_DATASET EXCERPTS_
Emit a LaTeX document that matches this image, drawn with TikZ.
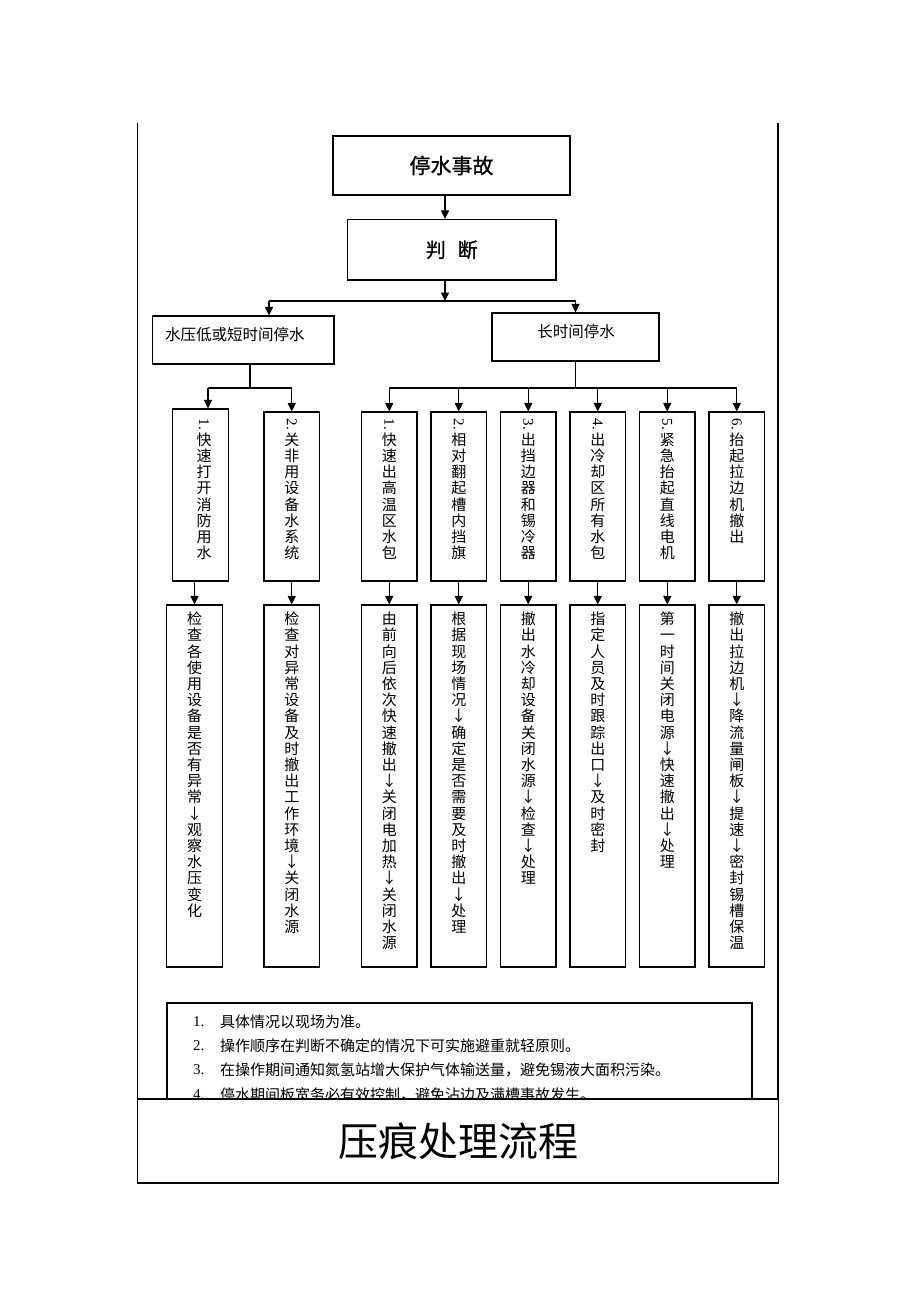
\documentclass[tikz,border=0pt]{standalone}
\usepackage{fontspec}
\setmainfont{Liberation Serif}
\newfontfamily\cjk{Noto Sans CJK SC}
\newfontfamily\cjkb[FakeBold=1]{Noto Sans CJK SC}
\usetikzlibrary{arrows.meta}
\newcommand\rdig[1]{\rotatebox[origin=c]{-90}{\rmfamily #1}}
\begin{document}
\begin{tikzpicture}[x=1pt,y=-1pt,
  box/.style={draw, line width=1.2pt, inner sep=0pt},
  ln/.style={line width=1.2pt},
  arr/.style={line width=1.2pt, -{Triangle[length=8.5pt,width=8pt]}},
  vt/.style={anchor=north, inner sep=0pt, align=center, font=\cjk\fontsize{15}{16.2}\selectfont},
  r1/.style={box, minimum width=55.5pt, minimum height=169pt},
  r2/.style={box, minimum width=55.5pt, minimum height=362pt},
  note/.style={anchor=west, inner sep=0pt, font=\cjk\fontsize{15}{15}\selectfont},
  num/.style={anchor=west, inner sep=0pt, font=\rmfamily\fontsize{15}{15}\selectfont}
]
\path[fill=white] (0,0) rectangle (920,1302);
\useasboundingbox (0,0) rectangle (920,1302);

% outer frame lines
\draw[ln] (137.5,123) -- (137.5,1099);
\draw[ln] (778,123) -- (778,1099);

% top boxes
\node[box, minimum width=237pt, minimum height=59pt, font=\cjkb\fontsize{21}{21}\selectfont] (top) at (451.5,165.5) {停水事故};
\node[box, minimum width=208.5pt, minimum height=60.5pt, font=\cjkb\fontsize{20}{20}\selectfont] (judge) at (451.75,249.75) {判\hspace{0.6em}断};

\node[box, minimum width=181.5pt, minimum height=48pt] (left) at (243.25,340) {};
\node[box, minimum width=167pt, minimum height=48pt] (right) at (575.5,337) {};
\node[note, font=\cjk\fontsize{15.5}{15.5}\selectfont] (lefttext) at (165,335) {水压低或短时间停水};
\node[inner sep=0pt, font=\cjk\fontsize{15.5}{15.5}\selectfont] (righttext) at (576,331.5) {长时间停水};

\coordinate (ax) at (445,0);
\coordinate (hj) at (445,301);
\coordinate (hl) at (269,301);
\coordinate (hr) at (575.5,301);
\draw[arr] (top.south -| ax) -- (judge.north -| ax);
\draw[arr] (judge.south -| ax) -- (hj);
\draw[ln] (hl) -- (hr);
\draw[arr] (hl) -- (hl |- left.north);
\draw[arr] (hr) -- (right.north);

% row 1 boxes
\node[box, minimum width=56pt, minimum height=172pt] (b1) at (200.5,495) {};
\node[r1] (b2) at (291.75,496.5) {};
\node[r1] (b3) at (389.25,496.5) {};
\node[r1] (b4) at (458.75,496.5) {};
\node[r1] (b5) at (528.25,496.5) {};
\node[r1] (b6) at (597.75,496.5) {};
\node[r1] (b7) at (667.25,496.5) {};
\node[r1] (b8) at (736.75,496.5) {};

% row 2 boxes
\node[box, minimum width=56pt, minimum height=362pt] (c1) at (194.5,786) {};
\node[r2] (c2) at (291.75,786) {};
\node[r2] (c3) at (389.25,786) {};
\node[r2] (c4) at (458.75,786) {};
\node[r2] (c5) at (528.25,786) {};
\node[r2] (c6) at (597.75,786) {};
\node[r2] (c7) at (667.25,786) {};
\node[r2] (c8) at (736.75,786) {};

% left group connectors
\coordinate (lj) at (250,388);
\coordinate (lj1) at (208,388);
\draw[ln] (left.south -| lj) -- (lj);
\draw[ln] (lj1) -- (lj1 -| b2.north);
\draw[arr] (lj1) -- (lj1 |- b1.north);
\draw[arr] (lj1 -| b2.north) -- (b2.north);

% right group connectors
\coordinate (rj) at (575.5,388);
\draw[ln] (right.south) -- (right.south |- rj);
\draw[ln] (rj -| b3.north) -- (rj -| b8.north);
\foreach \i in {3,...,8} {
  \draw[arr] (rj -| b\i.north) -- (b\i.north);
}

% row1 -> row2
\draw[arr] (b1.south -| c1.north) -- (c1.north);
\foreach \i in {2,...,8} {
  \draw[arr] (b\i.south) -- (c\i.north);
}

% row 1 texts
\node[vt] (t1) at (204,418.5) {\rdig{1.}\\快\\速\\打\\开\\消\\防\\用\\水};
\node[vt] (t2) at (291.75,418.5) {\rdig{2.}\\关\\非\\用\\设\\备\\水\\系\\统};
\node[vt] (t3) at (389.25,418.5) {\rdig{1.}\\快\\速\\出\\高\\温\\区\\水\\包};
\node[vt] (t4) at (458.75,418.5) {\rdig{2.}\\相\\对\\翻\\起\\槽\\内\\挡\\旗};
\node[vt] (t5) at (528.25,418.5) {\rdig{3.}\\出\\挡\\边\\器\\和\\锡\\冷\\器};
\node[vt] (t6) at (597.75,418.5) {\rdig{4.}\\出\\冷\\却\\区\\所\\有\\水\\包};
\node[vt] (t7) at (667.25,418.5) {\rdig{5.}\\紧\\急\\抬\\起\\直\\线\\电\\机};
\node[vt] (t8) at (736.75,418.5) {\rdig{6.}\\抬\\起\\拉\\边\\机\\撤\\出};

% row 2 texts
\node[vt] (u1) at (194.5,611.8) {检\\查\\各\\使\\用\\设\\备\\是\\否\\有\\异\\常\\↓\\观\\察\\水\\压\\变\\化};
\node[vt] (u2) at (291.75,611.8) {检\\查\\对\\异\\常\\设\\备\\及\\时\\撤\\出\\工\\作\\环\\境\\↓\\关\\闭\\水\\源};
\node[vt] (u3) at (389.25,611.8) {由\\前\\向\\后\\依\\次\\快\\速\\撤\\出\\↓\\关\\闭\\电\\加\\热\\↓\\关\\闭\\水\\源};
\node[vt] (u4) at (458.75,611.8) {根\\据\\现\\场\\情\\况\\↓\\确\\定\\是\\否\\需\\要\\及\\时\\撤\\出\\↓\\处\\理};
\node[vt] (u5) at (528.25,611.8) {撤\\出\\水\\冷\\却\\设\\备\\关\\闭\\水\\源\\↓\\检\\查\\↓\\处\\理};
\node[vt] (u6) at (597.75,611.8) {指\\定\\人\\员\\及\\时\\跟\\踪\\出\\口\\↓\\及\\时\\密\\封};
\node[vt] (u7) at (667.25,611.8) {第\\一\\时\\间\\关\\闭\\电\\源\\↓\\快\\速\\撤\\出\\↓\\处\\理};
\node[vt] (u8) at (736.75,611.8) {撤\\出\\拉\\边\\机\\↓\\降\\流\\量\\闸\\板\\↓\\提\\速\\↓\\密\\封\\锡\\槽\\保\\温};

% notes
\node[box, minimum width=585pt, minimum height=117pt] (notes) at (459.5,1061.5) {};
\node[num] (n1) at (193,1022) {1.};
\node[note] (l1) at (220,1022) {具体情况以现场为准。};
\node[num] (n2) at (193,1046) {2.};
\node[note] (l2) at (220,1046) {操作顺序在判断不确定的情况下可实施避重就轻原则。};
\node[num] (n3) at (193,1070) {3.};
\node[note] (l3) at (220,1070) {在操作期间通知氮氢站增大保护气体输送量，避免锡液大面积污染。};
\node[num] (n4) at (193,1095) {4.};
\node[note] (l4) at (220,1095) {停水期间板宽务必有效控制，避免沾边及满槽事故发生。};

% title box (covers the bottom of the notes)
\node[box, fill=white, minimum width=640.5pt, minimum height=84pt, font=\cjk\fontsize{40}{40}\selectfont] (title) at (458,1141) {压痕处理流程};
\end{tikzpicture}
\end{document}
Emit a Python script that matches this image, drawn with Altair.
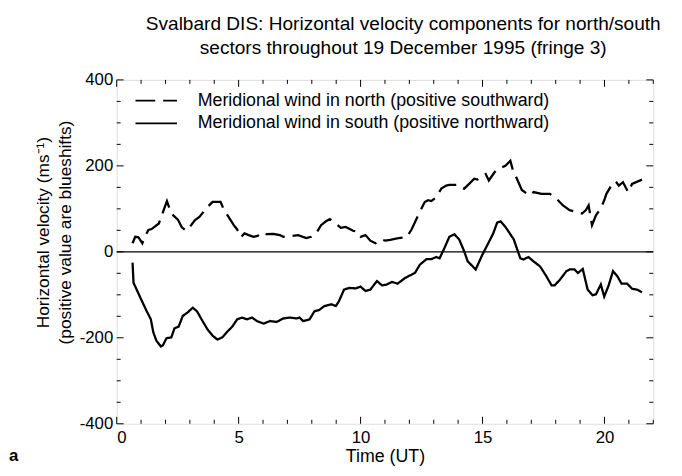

_JOB_
Pictures in the records must not appear in the copy; transcribe everything else precisely.

_ANSWER FOR THIS EXERCISE_
Emit a LaTeX document that matches this image, drawn with TikZ.
\documentclass[tikz,border=0pt]{standalone}
\usepackage{fontspec}
\setmainfont{Liberation Serif}
\newfontfamily\cjk{Noto Sans CJK SC}
\newfontfamily\cjkb[FakeBold=1]{Noto Sans CJK SC}
\usetikzlibrary{arrows.meta}
\newcommand\rdig[1]{\rotatebox[origin=c]{-90}{\rmfamily #1}}
\begin{document}
\begin{tikzpicture}[x=1pt,y=-1pt,
  box/.style={draw, line width=1.2pt, inner sep=0pt},
  ln/.style={line width=1.2pt},
  arr/.style={line width=1.2pt, -{Triangle[length=8.5pt,width=8pt]}},
  vt/.style={anchor=north, inner sep=0pt, align=center, font=\cjk\fontsize{15}{16.2}\selectfont},
  r1/.style={box, minimum width=55.5pt, minimum height=169pt},
  r2/.style={box, minimum width=55.5pt, minimum height=362pt},
  note/.style={anchor=west, inner sep=0pt, font=\cjk\fontsize{15}{15}\selectfont},
  num/.style={anchor=west, inner sep=0pt, font=\rmfamily\fontsize{15}{15}\selectfont}
]
\path[fill=white] (0,0) rectangle (920,1302);
\useasboundingbox (0,0) rectangle (920,1302);

% outer frame lines
\draw[ln] (137.5,123) -- (137.5,1099);
\draw[ln] (778,123) -- (778,1099);

% top boxes
\node[box, minimum width=237pt, minimum height=59pt, font=\cjkb\fontsize{21}{21}\selectfont] (top) at (451.5,165.5) {停水事故};
\node[box, minimum width=208.5pt, minimum height=60.5pt, font=\cjkb\fontsize{20}{20}\selectfont] (judge) at (451.75,249.75) {判\hspace{0.6em}断};

\node[box, minimum width=181.5pt, minimum height=48pt] (left) at (243.25,340) {};
\node[box, minimum width=167pt, minimum height=48pt] (right) at (575.5,337) {};
\node[note, font=\cjk\fontsize{15.5}{15.5}\selectfont] (lefttext) at (165,335) {水压低或短时间停水};
\node[inner sep=0pt, font=\cjk\fontsize{15.5}{15.5}\selectfont] (righttext) at (576,331.5) {长时间停水};

\coordinate (ax) at (445,0);
\coordinate (hj) at (445,301);
\coordinate (hl) at (269,301);
\coordinate (hr) at (575.5,301);
\draw[arr] (top.south -| ax) -- (judge.north -| ax);
\draw[arr] (judge.south -| ax) -- (hj);
\draw[ln] (hl) -- (hr);
\draw[arr] (hl) -- (hl |- left.north);
\draw[arr] (hr) -- (right.north);

% row 1 boxes
\node[box, minimum width=56pt, minimum height=172pt] (b1) at (200.5,495) {};
\node[r1] (b2) at (291.75,496.5) {};
\node[r1] (b3) at (389.25,496.5) {};
\node[r1] (b4) at (458.75,496.5) {};
\node[r1] (b5) at (528.25,496.5) {};
\node[r1] (b6) at (597.75,496.5) {};
\node[r1] (b7) at (667.25,496.5) {};
\node[r1] (b8) at (736.75,496.5) {};

% row 2 boxes
\node[box, minimum width=56pt, minimum height=362pt] (c1) at (194.5,786) {};
\node[r2] (c2) at (291.75,786) {};
\node[r2] (c3) at (389.25,786) {};
\node[r2] (c4) at (458.75,786) {};
\node[r2] (c5) at (528.25,786) {};
\node[r2] (c6) at (597.75,786) {};
\node[r2] (c7) at (667.25,786) {};
\node[r2] (c8) at (736.75,786) {};

% left group connectors
\coordinate (lj) at (250,388);
\coordinate (lj1) at (208,388);
\draw[ln] (left.south -| lj) -- (lj);
\draw[ln] (lj1) -- (lj1 -| b2.north);
\draw[arr] (lj1) -- (lj1 |- b1.north);
\draw[arr] (lj1 -| b2.north) -- (b2.north);

% right group connectors
\coordinate (rj) at (575.5,388);
\draw[ln] (right.south) -- (right.south |- rj);
\draw[ln] (rj -| b3.north) -- (rj -| b8.north);
\foreach \i in {3,...,8} {
  \draw[arr] (rj -| b\i.north) -- (b\i.north);
}

% row1 -> row2
\draw[arr] (b1.south -| c1.north) -- (c1.north);
\foreach \i in {2,...,8} {
  \draw[arr] (b\i.south) -- (c\i.north);
}

% row 1 texts
\node[vt] (t1) at (204,418.5) {\rdig{1.}\\快\\速\\打\\开\\消\\防\\用\\水};
\node[vt] (t2) at (291.75,418.5) {\rdig{2.}\\关\\非\\用\\设\\备\\水\\系\\统};
\node[vt] (t3) at (389.25,418.5) {\rdig{1.}\\快\\速\\出\\高\\温\\区\\水\\包};
\node[vt] (t4) at (458.75,418.5) {\rdig{2.}\\相\\对\\翻\\起\\槽\\内\\挡\\旗};
\node[vt] (t5) at (528.25,418.5) {\rdig{3.}\\出\\挡\\边\\器\\和\\锡\\冷\\器};
\node[vt] (t6) at (597.75,418.5) {\rdig{4.}\\出\\冷\\却\\区\\所\\有\\水\\包};
\node[vt] (t7) at (667.25,418.5) {\rdig{5.}\\紧\\急\\抬\\起\\直\\线\\电\\机};
\node[vt] (t8) at (736.75,418.5) {\rdig{6.}\\抬\\起\\拉\\边\\机\\撤\\出};

% row 2 texts
\node[vt] (u1) at (194.5,611.8) {检\\查\\各\\使\\用\\设\\备\\是\\否\\有\\异\\常\\↓\\观\\察\\水\\压\\变\\化};
\node[vt] (u2) at (291.75,611.8) {检\\查\\对\\异\\常\\设\\备\\及\\时\\撤\\出\\工\\作\\环\\境\\↓\\关\\闭\\水\\源};
\node[vt] (u3) at (389.25,611.8) {由\\前\\向\\后\\依\\次\\快\\速\\撤\\出\\↓\\关\\闭\\电\\加\\热\\↓\\关\\闭\\水\\源};
\node[vt] (u4) at (458.75,611.8) {根\\据\\现\\场\\情\\况\\↓\\确\\定\\是\\否\\需\\要\\及\\时\\撤\\出\\↓\\处\\理};
\node[vt] (u5) at (528.25,611.8) {撤\\出\\水\\冷\\却\\设\\备\\关\\闭\\水\\源\\↓\\检\\查\\↓\\处\\理};
\node[vt] (u6) at (597.75,611.8) {指\\定\\人\\员\\及\\时\\跟\\踪\\出\\口\\↓\\及\\时\\密\\封};
\node[vt] (u7) at (667.25,611.8) {第\\一\\时\\间\\关\\闭\\电\\源\\↓\\快\\速\\撤\\出\\↓\\处\\理};
\node[vt] (u8) at (736.75,611.8) {撤\\出\\拉\\边\\机\\↓\\降\\流\\量\\闸\\板\\↓\\提\\速\\↓\\密\\封\\锡\\槽\\保\\温};

% notes
\node[box, minimum width=585pt, minimum height=117pt] (notes) at (459.5,1061.5) {};
\node[num] (n1) at (193,1022) {1.};
\node[note] (l1) at (220,1022) {具体情况以现场为准。};
\node[num] (n2) at (193,1046) {2.};
\node[note] (l2) at (220,1046) {操作顺序在判断不确定的情况下可实施避重就轻原则。};
\node[num] (n3) at (193,1070) {3.};
\node[note] (l3) at (220,1070) {在操作期间通知氮氢站增大保护气体输送量，避免锡液大面积污染。};
\node[num] (n4) at (193,1095) {4.};
\node[note] (l4) at (220,1095) {停水期间板宽务必有效控制，避免沾边及满槽事故发生。};

% title box (covers the bottom of the notes)
\node[box, fill=white, minimum width=640.5pt, minimum height=84pt, font=\cjk\fontsize{40}{40}\selectfont] (title) at (458,1141) {压痕处理流程};
\end{tikzpicture}
\end{document}
Emit a Python script that matches this image, drawn with Altair.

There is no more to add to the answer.